(Saved data entries)
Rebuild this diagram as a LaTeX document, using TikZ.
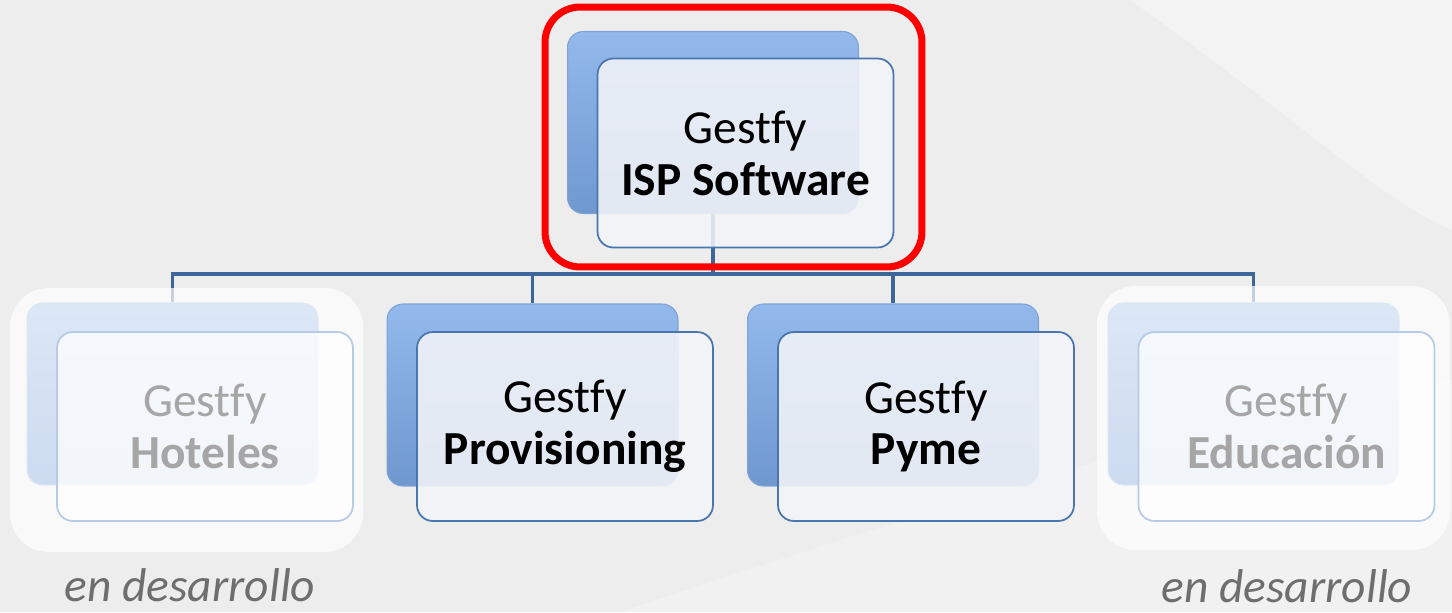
\documentclass[tikz,border=0pt]{standalone}
\usepackage{fontspec}
\setmainfont{Carlito}[Ligatures=NoCommon]
\pgfdeclarelayer{bg}
\pgfdeclarelayer{lines}
\pgfsetlayers{bg,lines,main}

\definecolor{pageGray}{HTML}{EDEDEE}
\definecolor{linkBlue}{HTML}{3D6699}
\definecolor{backTop}{HTML}{93B9EC}
\definecolor{backBot}{HTML}{6F98CF}
\definecolor{backEdge}{HTML}{7EA3D6}
\definecolor{frontEdge}{HTML}{4A76B0}
\definecolor{frontFill}{HTML}{F3F4F8}
\definecolor{fadeTop}{HTML}{DCE7F6}
\definecolor{fadeBot}{HTML}{CCDBEF}
\definecolor{fadeEdge}{HTML}{B6CBE6}
\definecolor{fadeText}{HTML}{A6A6A6}
\definecolor{noteGray}{HTML}{6E6E6E}

\tikzset{
  backbox/.style={rounded corners=9pt, minimum width=5.82cm, minimum height=3.64cm,
    top color=backTop, bottom color=backBot, draw=backEdge, line width=0.6pt},
  frontbox/.style={rounded corners=9pt, minimum width=5.92cm, minimum height=3.78cm,
    draw=frontEdge, line width=1pt, fill=frontFill, fill opacity=0.88, text opacity=1,
    align=center, font=\fontsize{27}{29.5}\selectfont},
  fadeback/.style={backbox, top color=fadeTop, bottom color=fadeBot, draw=fadeTop},
  fadefront/.style={frontbox, draw=fadeEdge, fill=white, fill opacity=0.75, text=fadeText},
  panel/.style={rounded corners=22pt, minimum width=7.06cm, minimum height=5.28cm,
    fill=white, fill opacity=0.7},
  redframe/.style={rounded corners=20pt, minimum width=7.54cm, minimum height=5.2cm,
    draw=red, line width=4pt},
  note/.style={font=\fontsize{27}{29.5}\selectfont\itshape, text=noteGray,
    anchor=base, inner sep=0pt},
  link/.style={draw=linkBlue, line width=2.2pt}
}

\begin{document}
\begin{tikzpicture}[x=0.02cm, y=-0.02cm]
  % page and margins
  \begin{pgfonlayer}{bg}
    \fill[pageGray] (0,0) rectangle (1452,612);
    \fill[white, opacity=0.35] (1130,0) .. controls (1300,120) and (1380,200) .. (1452,230)
      -- (1452,0) -- cycle;
    \fill[white, opacity=0.25] (620,612) .. controls (900,520) and (1200,420) .. (1452,380)
      -- (1452,612) -- cycle;
  \end{pgfonlayer}
  \useasboundingbox (0,0) rectangle (1452,612);

  % faded panels behind the products in development
  \node[panel] (hotpanel) at (186.5,420) {};
  \node[panel] (edupanel) at (1273.5,418) {};

  % top product
  \node[backbox] (ispback) at (713,122.5) {};
  \node[frontbox] (isp) at (745.5,153) {Gestfy\\\textbf{ISP Software}};
  \node[redframe] (sel) at (733.5,137) {};

  % children
  \node[fadeback] (hotback) at (172.5,394) {};
  \node[fadefront] (hot) at (205,426.5) {Gestfy\\\textbf{Hoteles}};
  \node[backbox] (provback) at (532.5,395) {};
  \node[frontbox] (prov) at (565,426.5) {Gestfy\\\textbf{Provisioning}};
  \node[backbox] (pymeback) at (893,395) {};
  \node[frontbox] (pyme) at (926,426.5) {Gestfy\\\textbf{Pyme}};
  \node[fadeback] (eduback) at (1253.5,394) {};
  \node[fadefront] (edu) at (1286.5,426.5) {Gestfy\\\textbf{Educación}};

  % notes
  \node[note] (hotnote) at (190,601) {en desarrollo};
  \node[note] (edunote) at (1287,602) {en desarrollo};

  % connectors
  \begin{pgfonlayer}{lines}
    \coordinate (bus) at (713,274);
    \draw[link] (ispback) -- (bus);
    \foreach \n in {hotback,provback,pymeback,eduback}
      \draw[link] (bus) -| (\n.north);
  \end{pgfonlayer}
\end{tikzpicture}
\end{document}
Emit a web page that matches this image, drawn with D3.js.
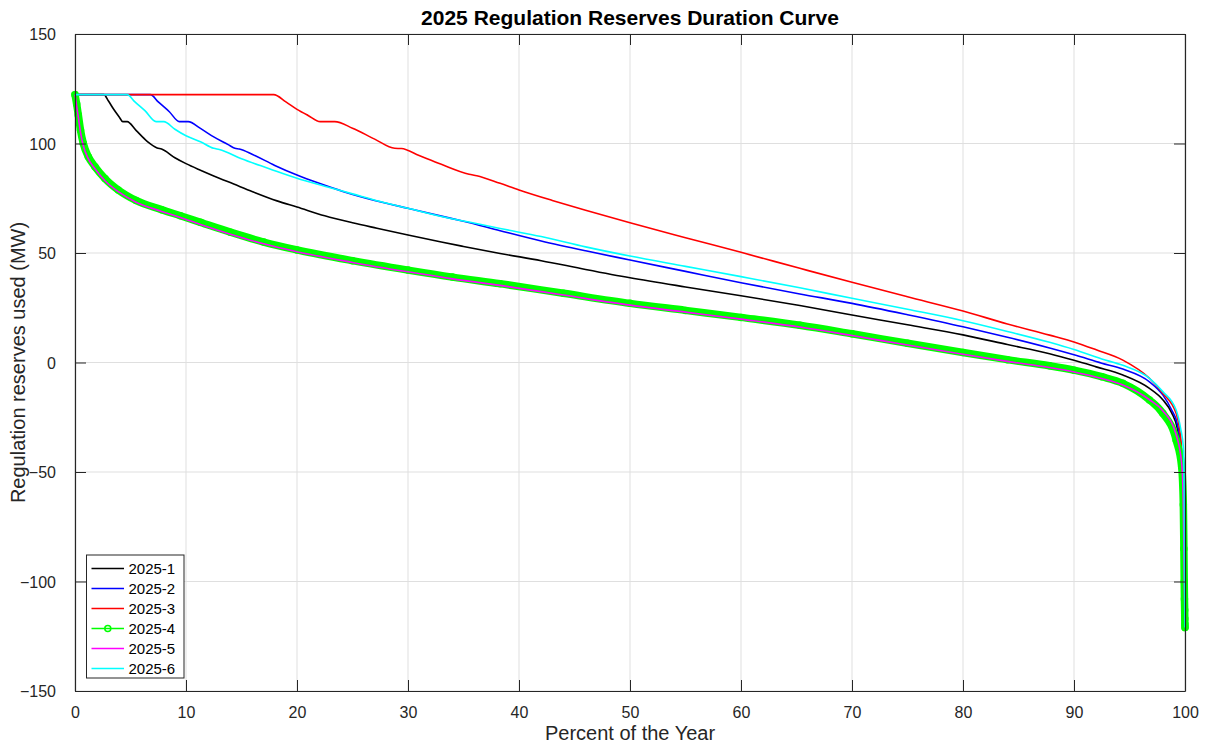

GIVEN REQUEST:
Gather each line from the listing above that holds "this".

RESULT:
Rebuild this diagram as a LaTeX document, using TikZ.
Emit a web page that matches this image, drawn with D3.js.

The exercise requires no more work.